* **TASK DIRECTIONS**
Copy each line of the material below that includes the string "seaborn".

(Records from a collection)
[Begin]

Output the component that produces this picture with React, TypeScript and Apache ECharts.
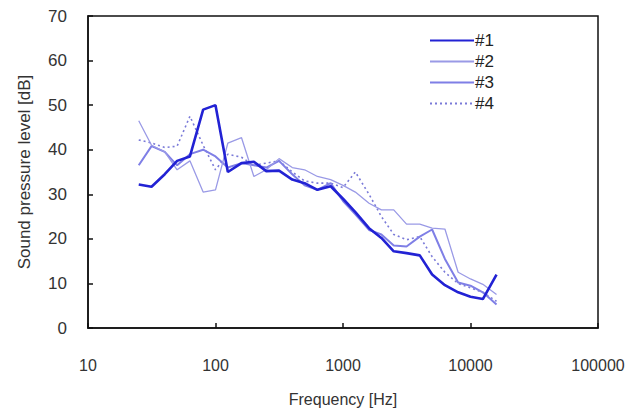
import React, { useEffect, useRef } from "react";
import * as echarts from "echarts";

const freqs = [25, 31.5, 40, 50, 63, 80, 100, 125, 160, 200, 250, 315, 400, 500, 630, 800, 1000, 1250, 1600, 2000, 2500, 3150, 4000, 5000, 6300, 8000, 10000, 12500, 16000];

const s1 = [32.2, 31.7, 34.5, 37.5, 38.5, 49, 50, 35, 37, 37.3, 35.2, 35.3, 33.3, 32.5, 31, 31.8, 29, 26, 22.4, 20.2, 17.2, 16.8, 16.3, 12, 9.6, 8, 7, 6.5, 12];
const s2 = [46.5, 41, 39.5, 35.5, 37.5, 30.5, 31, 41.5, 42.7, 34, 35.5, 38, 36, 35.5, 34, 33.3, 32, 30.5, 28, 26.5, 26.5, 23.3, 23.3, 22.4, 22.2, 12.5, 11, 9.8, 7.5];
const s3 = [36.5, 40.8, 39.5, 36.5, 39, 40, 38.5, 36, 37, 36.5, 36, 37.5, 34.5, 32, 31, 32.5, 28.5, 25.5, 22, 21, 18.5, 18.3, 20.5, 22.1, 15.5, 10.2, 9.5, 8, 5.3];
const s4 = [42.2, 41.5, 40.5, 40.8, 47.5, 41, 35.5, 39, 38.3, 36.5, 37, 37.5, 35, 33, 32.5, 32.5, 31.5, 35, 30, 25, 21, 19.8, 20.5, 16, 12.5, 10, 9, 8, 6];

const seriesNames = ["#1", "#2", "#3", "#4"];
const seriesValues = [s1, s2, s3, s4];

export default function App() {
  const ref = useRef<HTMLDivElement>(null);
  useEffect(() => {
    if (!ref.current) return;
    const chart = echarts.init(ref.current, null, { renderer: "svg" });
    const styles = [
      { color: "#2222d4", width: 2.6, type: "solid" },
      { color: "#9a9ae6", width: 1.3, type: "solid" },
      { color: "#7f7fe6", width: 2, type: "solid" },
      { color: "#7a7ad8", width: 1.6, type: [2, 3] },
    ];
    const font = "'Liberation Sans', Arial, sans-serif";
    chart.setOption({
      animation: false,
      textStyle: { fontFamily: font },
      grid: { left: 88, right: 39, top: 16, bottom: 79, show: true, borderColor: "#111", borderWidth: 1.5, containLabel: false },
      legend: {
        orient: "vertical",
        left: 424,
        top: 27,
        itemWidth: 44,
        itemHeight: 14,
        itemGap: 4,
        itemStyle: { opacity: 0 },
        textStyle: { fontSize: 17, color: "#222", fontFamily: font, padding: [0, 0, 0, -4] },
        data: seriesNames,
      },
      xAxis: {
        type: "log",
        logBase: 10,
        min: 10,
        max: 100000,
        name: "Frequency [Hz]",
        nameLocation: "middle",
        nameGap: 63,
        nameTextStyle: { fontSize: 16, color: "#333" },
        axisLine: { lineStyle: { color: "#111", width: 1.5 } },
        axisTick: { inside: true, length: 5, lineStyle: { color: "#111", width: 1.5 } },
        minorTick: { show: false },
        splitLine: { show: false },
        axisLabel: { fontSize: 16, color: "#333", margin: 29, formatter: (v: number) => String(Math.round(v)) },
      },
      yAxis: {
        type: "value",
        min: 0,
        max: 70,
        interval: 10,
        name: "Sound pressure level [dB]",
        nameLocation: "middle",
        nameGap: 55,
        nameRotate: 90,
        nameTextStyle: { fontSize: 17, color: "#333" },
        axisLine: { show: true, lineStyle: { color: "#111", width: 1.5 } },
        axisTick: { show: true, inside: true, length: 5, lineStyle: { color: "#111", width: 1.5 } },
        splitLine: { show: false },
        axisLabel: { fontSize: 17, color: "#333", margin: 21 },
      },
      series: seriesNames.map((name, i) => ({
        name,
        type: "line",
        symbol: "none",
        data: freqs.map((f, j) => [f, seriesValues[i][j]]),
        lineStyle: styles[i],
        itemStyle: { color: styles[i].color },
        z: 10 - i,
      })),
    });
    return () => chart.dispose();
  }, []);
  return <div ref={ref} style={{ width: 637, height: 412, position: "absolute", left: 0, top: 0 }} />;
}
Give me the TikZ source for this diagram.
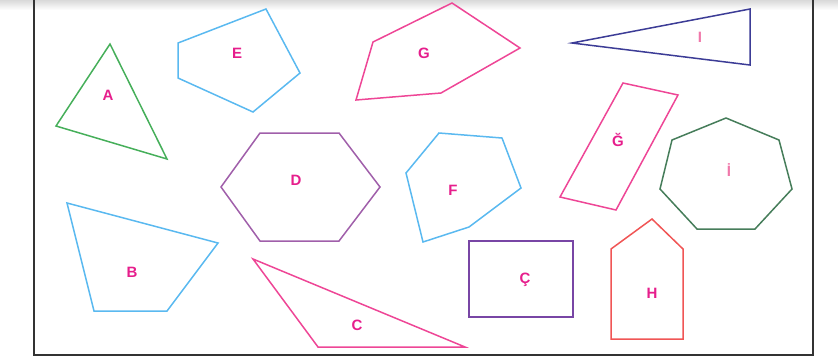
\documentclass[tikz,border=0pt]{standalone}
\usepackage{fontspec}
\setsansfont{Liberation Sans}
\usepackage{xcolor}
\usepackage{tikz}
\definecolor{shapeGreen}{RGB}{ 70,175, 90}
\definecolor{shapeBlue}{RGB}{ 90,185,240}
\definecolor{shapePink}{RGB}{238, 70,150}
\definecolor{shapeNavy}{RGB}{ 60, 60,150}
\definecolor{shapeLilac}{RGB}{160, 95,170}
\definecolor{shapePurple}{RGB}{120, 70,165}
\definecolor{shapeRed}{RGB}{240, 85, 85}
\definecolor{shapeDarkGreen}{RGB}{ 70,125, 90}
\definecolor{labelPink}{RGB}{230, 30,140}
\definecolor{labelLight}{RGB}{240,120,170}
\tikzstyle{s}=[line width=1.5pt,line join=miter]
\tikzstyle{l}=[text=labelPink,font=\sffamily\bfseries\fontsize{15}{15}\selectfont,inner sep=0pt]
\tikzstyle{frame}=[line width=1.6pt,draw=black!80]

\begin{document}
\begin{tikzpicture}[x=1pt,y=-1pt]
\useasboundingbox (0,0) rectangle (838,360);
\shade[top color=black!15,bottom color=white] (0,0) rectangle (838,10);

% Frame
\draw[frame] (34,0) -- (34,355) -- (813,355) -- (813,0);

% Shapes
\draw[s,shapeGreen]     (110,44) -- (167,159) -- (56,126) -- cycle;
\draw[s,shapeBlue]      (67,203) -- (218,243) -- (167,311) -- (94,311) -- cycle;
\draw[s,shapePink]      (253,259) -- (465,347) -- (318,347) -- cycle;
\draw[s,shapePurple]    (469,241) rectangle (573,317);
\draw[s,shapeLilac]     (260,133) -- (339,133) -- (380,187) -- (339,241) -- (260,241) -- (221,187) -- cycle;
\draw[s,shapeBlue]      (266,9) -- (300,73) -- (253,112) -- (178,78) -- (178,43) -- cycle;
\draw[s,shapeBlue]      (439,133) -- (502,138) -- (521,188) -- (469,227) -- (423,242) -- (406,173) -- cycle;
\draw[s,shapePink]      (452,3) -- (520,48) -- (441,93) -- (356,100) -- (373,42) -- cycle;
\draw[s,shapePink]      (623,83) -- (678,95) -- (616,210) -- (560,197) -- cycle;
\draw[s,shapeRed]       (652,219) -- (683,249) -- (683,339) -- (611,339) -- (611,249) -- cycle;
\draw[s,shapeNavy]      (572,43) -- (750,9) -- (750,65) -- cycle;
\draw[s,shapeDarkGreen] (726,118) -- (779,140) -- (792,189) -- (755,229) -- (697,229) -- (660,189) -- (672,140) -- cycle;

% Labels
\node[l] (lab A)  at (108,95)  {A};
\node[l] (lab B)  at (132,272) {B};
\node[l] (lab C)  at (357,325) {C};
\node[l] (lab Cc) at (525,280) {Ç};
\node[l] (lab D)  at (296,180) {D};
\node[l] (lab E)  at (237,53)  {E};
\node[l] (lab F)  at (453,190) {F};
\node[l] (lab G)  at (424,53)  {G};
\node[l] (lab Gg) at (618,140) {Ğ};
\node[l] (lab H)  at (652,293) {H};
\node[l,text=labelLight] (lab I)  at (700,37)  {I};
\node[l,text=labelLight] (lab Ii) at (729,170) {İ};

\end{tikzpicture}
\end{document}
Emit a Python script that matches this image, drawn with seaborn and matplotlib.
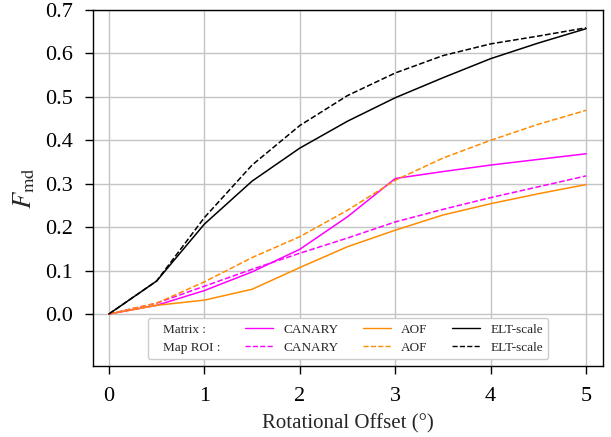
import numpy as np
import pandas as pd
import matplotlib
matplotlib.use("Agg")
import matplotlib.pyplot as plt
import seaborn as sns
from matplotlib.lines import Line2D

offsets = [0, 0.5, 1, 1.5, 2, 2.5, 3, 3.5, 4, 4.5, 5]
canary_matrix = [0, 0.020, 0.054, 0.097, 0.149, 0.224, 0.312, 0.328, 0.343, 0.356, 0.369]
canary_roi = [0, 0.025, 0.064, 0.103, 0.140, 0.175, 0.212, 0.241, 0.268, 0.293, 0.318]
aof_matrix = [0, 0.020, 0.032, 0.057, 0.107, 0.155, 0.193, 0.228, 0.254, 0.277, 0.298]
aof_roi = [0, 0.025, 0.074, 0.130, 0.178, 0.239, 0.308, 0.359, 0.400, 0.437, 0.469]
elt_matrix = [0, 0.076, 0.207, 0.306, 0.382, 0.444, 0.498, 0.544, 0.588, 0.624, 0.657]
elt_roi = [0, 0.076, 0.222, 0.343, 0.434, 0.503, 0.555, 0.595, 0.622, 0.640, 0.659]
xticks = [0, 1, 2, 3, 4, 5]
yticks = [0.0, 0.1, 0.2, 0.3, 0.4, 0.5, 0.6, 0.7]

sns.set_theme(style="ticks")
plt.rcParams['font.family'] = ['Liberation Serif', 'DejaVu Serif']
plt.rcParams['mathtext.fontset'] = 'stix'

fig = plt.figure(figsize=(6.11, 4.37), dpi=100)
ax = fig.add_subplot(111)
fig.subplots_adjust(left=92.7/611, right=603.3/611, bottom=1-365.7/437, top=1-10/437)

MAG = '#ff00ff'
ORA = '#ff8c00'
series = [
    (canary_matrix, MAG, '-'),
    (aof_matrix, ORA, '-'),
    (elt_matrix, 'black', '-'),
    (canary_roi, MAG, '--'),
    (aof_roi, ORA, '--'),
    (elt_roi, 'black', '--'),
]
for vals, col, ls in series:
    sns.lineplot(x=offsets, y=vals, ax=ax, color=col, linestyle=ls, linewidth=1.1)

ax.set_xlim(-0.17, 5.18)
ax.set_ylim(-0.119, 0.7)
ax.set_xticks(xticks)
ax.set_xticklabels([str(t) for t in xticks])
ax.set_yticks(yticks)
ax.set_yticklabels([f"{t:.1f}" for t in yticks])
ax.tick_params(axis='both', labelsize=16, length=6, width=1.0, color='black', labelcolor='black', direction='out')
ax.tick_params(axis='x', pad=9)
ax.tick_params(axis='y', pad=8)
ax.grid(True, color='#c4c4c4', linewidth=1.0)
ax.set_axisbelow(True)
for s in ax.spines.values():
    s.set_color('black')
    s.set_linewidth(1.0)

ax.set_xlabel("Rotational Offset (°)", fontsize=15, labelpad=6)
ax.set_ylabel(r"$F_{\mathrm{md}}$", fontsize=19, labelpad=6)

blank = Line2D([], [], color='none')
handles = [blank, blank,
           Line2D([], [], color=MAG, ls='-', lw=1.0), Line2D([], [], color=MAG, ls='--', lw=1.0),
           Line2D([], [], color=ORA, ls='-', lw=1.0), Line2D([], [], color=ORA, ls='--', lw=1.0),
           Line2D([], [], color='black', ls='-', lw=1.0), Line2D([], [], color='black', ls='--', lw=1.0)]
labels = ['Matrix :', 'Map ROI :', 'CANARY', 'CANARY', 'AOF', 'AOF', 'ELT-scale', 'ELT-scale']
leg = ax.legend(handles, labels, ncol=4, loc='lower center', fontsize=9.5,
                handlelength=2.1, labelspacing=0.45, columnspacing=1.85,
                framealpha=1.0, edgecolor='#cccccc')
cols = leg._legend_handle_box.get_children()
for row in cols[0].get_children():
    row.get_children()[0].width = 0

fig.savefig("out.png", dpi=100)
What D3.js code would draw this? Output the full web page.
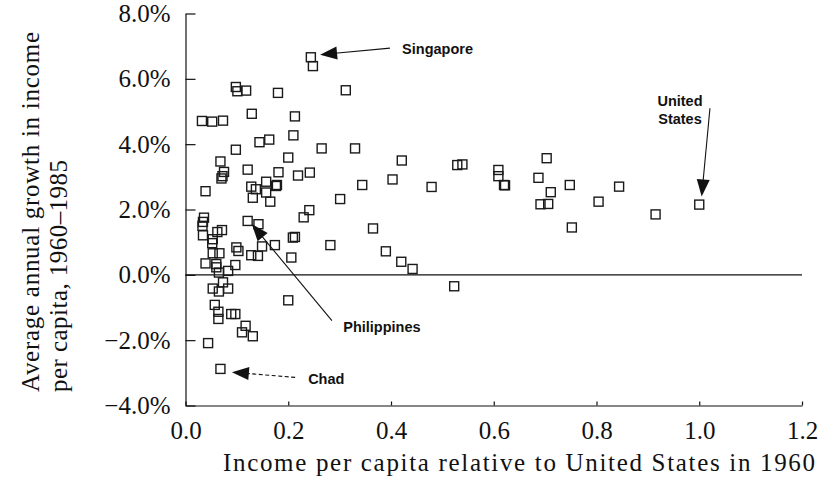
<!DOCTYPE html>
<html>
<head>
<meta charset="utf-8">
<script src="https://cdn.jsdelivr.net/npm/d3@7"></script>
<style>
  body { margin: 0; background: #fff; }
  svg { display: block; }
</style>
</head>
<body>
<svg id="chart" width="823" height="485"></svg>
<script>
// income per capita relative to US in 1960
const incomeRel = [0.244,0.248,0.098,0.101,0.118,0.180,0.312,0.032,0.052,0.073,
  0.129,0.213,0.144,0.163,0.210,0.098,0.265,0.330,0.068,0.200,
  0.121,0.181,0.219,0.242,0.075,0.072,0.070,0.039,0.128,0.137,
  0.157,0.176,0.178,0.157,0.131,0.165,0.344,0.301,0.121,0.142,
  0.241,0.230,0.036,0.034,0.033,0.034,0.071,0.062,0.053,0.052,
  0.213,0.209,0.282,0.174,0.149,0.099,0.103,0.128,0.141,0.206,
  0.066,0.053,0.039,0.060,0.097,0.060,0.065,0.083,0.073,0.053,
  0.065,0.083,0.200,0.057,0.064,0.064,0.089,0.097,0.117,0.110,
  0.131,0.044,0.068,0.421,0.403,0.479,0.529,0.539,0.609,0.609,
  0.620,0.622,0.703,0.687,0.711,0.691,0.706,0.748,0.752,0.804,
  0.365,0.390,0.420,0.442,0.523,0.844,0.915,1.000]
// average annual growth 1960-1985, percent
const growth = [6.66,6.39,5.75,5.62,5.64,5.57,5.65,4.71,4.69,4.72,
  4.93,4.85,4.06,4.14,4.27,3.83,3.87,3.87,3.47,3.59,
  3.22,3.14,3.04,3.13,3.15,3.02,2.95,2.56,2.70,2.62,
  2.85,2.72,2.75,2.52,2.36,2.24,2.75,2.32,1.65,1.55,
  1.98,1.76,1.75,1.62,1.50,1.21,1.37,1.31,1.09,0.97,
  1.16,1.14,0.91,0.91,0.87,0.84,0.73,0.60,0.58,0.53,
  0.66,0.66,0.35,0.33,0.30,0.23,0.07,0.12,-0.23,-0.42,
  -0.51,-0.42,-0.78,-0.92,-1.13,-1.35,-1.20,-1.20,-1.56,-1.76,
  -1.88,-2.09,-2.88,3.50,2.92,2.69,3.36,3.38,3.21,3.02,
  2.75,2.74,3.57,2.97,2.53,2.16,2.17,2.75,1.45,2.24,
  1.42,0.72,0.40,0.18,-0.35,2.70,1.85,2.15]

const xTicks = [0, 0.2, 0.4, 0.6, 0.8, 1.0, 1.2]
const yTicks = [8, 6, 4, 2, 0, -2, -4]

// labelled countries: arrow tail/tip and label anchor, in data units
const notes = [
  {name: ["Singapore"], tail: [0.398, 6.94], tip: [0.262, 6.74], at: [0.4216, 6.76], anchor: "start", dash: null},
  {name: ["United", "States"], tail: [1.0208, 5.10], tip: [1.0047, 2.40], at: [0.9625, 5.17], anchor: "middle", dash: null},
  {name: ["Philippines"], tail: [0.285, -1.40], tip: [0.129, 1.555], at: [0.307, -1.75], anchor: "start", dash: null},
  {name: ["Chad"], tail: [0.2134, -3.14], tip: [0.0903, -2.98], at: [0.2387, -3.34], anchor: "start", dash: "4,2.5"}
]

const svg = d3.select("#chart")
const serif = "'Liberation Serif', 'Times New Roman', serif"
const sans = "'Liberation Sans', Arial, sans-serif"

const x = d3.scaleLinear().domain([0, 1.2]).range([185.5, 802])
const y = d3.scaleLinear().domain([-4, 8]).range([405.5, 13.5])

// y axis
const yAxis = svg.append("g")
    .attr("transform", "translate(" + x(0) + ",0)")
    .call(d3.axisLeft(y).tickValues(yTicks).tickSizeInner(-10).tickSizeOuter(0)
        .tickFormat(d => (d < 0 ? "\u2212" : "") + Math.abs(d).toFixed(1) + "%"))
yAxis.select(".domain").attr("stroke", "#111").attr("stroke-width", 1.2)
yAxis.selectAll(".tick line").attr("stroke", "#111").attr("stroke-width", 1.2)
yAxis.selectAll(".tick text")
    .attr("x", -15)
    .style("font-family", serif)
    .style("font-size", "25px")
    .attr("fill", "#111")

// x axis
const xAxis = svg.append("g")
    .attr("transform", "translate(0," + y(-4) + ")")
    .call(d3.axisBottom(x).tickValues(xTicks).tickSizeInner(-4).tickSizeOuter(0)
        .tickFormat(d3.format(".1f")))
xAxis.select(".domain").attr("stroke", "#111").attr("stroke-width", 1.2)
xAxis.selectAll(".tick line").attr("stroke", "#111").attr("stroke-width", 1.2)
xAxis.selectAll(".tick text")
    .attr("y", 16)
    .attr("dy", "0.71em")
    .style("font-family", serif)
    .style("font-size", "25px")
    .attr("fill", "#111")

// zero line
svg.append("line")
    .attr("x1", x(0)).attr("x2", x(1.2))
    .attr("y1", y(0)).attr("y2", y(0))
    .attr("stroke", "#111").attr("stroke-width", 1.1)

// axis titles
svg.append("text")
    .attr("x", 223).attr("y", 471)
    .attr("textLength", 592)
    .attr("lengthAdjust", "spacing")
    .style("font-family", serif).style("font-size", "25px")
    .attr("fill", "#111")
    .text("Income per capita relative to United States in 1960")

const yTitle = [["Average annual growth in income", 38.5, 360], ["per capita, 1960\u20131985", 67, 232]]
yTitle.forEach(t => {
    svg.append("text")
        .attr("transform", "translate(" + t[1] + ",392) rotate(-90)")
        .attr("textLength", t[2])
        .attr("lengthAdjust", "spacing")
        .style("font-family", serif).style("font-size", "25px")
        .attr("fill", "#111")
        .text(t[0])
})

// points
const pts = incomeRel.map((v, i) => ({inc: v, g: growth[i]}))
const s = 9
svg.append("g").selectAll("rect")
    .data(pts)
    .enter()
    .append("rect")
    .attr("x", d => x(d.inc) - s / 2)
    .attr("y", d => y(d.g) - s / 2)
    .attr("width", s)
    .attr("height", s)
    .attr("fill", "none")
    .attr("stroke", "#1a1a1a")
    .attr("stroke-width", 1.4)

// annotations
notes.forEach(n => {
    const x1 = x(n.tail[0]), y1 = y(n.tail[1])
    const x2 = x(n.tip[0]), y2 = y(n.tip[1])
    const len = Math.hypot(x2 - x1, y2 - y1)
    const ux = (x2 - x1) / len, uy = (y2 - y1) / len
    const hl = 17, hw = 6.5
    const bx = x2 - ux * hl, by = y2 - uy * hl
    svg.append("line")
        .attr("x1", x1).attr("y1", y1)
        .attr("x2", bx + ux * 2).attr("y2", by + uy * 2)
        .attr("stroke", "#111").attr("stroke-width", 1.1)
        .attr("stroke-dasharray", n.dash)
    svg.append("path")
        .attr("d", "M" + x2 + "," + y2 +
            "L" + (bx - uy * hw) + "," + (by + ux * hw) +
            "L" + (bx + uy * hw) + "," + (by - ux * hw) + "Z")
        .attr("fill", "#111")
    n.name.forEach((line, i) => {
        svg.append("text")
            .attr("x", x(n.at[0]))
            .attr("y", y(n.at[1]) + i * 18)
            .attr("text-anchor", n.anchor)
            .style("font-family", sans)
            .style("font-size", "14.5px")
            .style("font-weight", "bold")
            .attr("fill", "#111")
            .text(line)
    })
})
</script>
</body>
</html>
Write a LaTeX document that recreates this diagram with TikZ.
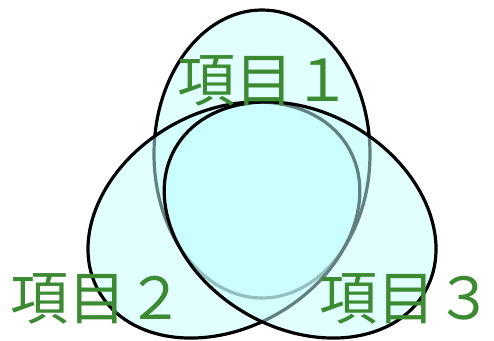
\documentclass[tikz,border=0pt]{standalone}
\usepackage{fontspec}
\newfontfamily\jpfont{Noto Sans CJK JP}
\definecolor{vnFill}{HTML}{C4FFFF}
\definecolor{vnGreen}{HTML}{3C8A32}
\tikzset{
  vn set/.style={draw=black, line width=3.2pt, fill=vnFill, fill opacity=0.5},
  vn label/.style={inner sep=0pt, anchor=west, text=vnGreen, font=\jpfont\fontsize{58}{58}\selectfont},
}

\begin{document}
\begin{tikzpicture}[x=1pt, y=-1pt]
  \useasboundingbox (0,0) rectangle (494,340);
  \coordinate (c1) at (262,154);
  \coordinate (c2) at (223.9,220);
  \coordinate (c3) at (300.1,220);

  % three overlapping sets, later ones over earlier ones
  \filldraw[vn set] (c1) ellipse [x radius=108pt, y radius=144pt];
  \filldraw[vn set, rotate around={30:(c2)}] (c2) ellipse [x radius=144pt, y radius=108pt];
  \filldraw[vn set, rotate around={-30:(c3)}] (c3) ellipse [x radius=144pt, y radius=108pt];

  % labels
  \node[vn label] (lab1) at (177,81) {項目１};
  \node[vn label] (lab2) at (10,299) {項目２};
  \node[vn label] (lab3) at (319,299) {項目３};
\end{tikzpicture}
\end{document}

[End]

* **FINAL RESULT**
Emit a Python script that matches this image, drawn with seaborn and matplotlib.
import seaborn as sns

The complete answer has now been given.